Exactly retype the lines of the material from its first line to the line with "let height = 580", including both.

:: Data block ::
___

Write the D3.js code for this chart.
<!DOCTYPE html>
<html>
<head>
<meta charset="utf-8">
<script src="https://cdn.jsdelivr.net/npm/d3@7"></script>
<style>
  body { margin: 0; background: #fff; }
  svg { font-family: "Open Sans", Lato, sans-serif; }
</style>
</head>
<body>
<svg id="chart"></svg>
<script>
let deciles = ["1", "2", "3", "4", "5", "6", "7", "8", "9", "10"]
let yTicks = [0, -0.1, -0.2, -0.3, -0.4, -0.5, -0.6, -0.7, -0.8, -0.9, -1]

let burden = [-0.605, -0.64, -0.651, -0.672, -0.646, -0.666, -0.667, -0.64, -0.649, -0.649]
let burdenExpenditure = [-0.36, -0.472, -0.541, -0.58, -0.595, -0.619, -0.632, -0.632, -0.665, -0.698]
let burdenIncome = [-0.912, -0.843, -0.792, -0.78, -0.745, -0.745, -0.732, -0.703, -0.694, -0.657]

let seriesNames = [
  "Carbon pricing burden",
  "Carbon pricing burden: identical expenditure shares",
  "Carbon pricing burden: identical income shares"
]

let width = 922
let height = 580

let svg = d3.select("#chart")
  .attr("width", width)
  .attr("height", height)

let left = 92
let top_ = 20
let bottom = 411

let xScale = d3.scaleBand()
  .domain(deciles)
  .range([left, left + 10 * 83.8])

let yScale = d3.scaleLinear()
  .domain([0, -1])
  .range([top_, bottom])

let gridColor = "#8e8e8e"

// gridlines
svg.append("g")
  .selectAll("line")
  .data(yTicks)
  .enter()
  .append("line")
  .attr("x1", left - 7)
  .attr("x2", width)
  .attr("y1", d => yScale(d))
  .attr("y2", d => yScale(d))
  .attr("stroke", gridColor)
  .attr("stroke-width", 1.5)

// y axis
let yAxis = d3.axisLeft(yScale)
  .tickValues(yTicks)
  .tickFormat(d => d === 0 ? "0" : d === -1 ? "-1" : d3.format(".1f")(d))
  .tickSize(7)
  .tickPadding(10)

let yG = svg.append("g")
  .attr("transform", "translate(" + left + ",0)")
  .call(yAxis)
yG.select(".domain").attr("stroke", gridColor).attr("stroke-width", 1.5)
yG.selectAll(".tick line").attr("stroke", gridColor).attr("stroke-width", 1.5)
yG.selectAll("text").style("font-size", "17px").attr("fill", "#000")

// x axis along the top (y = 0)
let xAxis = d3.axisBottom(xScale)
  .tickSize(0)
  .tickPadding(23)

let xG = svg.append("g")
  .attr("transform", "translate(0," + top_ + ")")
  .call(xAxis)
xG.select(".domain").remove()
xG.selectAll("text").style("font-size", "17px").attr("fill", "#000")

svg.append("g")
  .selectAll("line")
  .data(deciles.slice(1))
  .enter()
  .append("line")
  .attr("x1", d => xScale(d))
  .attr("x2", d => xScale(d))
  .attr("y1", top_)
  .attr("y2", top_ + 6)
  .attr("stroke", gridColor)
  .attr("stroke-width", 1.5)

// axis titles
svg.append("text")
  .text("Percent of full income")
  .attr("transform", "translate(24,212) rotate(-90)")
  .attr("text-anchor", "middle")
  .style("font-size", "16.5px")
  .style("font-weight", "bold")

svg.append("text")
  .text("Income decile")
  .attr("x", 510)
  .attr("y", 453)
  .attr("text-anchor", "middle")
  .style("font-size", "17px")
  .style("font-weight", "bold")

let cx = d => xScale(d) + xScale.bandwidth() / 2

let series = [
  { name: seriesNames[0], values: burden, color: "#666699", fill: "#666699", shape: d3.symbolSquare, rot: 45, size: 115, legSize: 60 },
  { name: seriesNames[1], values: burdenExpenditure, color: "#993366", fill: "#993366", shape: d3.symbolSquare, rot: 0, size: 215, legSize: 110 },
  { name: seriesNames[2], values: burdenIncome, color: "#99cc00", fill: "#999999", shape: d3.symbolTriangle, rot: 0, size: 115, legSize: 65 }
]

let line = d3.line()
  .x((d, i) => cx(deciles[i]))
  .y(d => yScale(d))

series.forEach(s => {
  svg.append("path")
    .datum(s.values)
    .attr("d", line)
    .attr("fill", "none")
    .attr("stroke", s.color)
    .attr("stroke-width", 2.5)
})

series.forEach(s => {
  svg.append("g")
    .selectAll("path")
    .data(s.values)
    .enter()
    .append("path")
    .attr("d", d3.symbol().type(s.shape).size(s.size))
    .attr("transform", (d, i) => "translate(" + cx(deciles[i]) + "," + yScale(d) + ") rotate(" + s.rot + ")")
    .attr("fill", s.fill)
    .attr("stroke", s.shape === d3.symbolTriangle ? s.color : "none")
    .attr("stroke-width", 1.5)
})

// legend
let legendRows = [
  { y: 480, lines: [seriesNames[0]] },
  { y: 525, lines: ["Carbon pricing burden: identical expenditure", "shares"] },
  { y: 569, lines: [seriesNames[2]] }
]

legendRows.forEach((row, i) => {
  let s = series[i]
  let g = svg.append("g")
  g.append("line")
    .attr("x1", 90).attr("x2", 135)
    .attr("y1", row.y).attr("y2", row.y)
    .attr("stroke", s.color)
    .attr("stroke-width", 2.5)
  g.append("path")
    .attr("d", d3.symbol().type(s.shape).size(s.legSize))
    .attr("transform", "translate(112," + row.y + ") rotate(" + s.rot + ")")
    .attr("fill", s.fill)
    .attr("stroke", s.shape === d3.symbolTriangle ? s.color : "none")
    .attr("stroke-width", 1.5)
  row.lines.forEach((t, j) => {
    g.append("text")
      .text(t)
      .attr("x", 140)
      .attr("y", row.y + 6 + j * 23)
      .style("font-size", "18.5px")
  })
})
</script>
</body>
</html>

___

:: Answer ::
Write the D3.js code for this chart.
<!DOCTYPE html>
<html>
<head>
<meta charset="utf-8">
<script src="https://cdn.jsdelivr.net/npm/d3@7"></script>
<style>
  body { margin: 0; background: #fff; }
  svg { font-family: "Open Sans", Lato, sans-serif; }
</style>
</head>
<body>
<svg id="chart"></svg>
<script>
let deciles = ["1", "2", "3", "4", "5", "6", "7", "8", "9", "10"]
let yTicks = [0, -0.1, -0.2, -0.3, -0.4, -0.5, -0.6, -0.7, -0.8, -0.9, -1]

let burden = [-0.605, -0.64, -0.651, -0.672, -0.646, -0.666, -0.667, -0.64, -0.649, -0.649]
let burdenExpenditure = [-0.36, -0.472, -0.541, -0.58, -0.595, -0.619, -0.632, -0.632, -0.665, -0.698]
let burdenIncome = [-0.912, -0.843, -0.792, -0.78, -0.745, -0.745, -0.732, -0.703, -0.694, -0.657]

let seriesNames = [
  "Carbon pricing burden",
  "Carbon pricing burden: identical expenditure shares",
  "Carbon pricing burden: identical income shares"
]

let width = 922
let height = 580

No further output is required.